A series of sparkling golden rooftops crown the Grand Palace, which reigns supreme along the banks of the Chao Phraya River.
As the official royal residence for 150 years, it is perhaps little wonder that Bangkok’s Grand Palace is so spectacular. Its imposing facade and glistening roofs are sure to make a lasting impression on any first-time visitors to Bangkok. Housing the revered Emerald Buddha statue, this complex is seen by many as the spiritual heart of the city.
King Rama I built the Grand Palace when he moved the Thai capital to Bangkok in 1782. It was a huge undertaking, with hundreds of boats bringing bricks and rubble along the river to help with the construction work. His official residence was Amarind Hall and it is there that you will find his ancient thrones.

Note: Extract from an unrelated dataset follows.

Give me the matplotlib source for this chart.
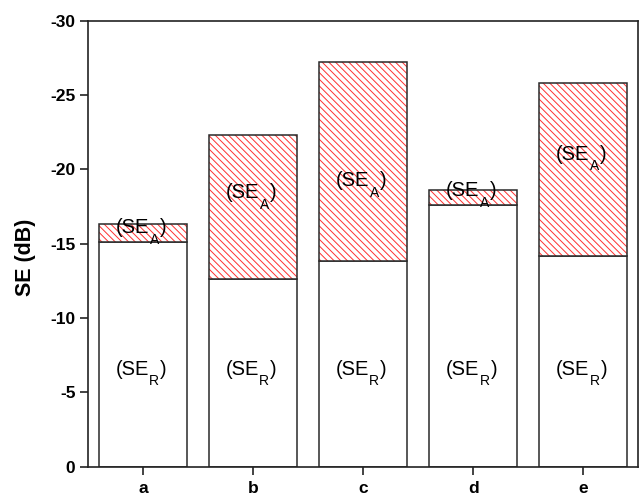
import matplotlib
matplotlib.use("Agg")
import matplotlib.pyplot as plt
from matplotlib.transforms import offset_copy

plt.rcParams['font.family'] = ['Liberation Sans', 'DejaVu Sans']
plt.rcParams['hatch.linewidth'] = 0.7

# Shielding effectiveness contributions (dB)
samples = ['a', 'b', 'c', 'd', 'e']
se_reflection = [15.1, 12.6, 13.8, 17.6, 14.2]   # SE_R
se_absorption = [1.2, 9.7, 13.4, 1.0, 11.6]      # SE_A
y_ticks = [0, -5, -10, -15, -20, -25, -30]

# baseline heights (dB) for the in-bar annotations
label_r_y = [6.17, 6.17, 6.17, 6.17, 6.17]
label_a_y = [15.7, 18.05, 18.85, 18.2, 20.65]

fig = plt.figure(figsize=(6.39, 4.97), dpi=100)
ax = fig.add_axes([0.1377, 0.061, 0.8615, 0.8975])

x = list(range(len(samples)))
width = 0.8
edge = '#2a2a2a'

neg_r = [-v for v in se_reflection]
neg_a = [-v for v in se_absorption]

# reflection part: plain white bars
ax.bar(x, neg_r, width=width, color='white', edgecolor=edge, linewidth=1.1, zorder=2)
# absorption part: red hatching stacked on top
ax.bar(x, neg_a, width=width, bottom=neg_r, color='white', edgecolor='#ff3030',
       hatch='\\\\\\\\\\', linewidth=0, zorder=2)
ax.bar(x, neg_a, width=width, bottom=neg_r, fill=False, edgecolor=edge,
       linewidth=1.1, zorder=3)

ax.set_xlim(-0.5, len(samples) - 0.5)
ax.set_ylim(0, -30)

renderer = fig.canvas.get_renderer()


def se_label(xc, yb, sub, main_size=14.5, sub_size=10.0, drop=10.5):
    """Write '(SE' + lowered subscript + ')' centred on xc, baseline at yb."""
    parts = [
        ax.text(xc, yb, '(SE', fontsize=main_size, ha='left', va='baseline', zorder=4),
        ax.text(xc, yb, sub, fontsize=sub_size, ha='left', va='baseline', zorder=4),
        ax.text(xc, yb, ')', fontsize=main_size, ha='left', va='baseline', zorder=4),
    ]
    widths = [p.get_window_extent(renderer).width for p in parts]
    widths[1] += 1.5
    total = sum(widths)
    start = -total / 2 - 2
    offs = [start, start + widths[0] + 0.5, start + widths[0] + widths[1]]
    dys = [0, -drop, 0]
    for p, dx, dy in zip(parts, offs, dys):
        p.set_transform(offset_copy(ax.transData, fig=fig, x=dx, y=dy, units='dots'))


for i in x:
    se_label(i, -label_r_y[i], 'R')
    se_label(i, -label_a_y[i], 'A')

ax.set_yticks(y_ticks)
ax.set_yticklabels([str(t) for t in y_ticks])
ax.set_xticks(x)
ax.set_xticklabels(samples)

for lbl in ax.get_xticklabels() + ax.get_yticklabels():
    lbl.set_fontweight('bold')
    lbl.set_fontsize(12.5)

ax.tick_params(axis='both', direction='out', length=6, width=1.2, color='#222222')
ax.tick_params(axis='y', pad=3)
ax.tick_params(axis='x', pad=4)

for s in ax.spines.values():
    s.set_linewidth(1.2)
    s.set_color('#222222')

ax.set_ylabel('SE (dB)', fontsize=15.5, fontweight='bold')
ax.yaxis.set_label_coords(-0.095, 0.469)

fig.savefig('out.png', dpi=100)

As each monarch expanded the Palace with their own buildings and structures, the complex has developed into an architectural smorgasbord which blends European, Asian and Thai influences. The Boromabiman Hall played host to the King’s annual garden party and was inspired by French architecture, while Chakri Maha Prasat – housing the weapons museum – combines soaring Thai spires with neoclassical features. Also worth visiting is the beautiful Phra Mondhop, decorated with stunning mosaics made of tiny bits of glass, and Phra Viharn Yot inside which you can find the stone which served as a throne to Ramkhamhaeng, the founder of Thailand.
There are so many highlights that it can sometimes be difficult to take them all in! It might be worth joining a free tour or renting an audio guide to help you navigate the impressive collection of buildings that makes up the palace complex. Make the most of your visit by combining it with a trip to the Temple of the Emerald Buddha, located inside the Palace grounds.
Located on the banks of the Chao Phraya River, it is easy to reach by boat. There is a ferry stop just a short walk away at Tha Chang pier. Ensure you arrive early, as the complex is only open until mid-afternoon. Be careful to dress respectfully – covering your arms, legs and feet – as both the Palace and Shrine are important local landmarks.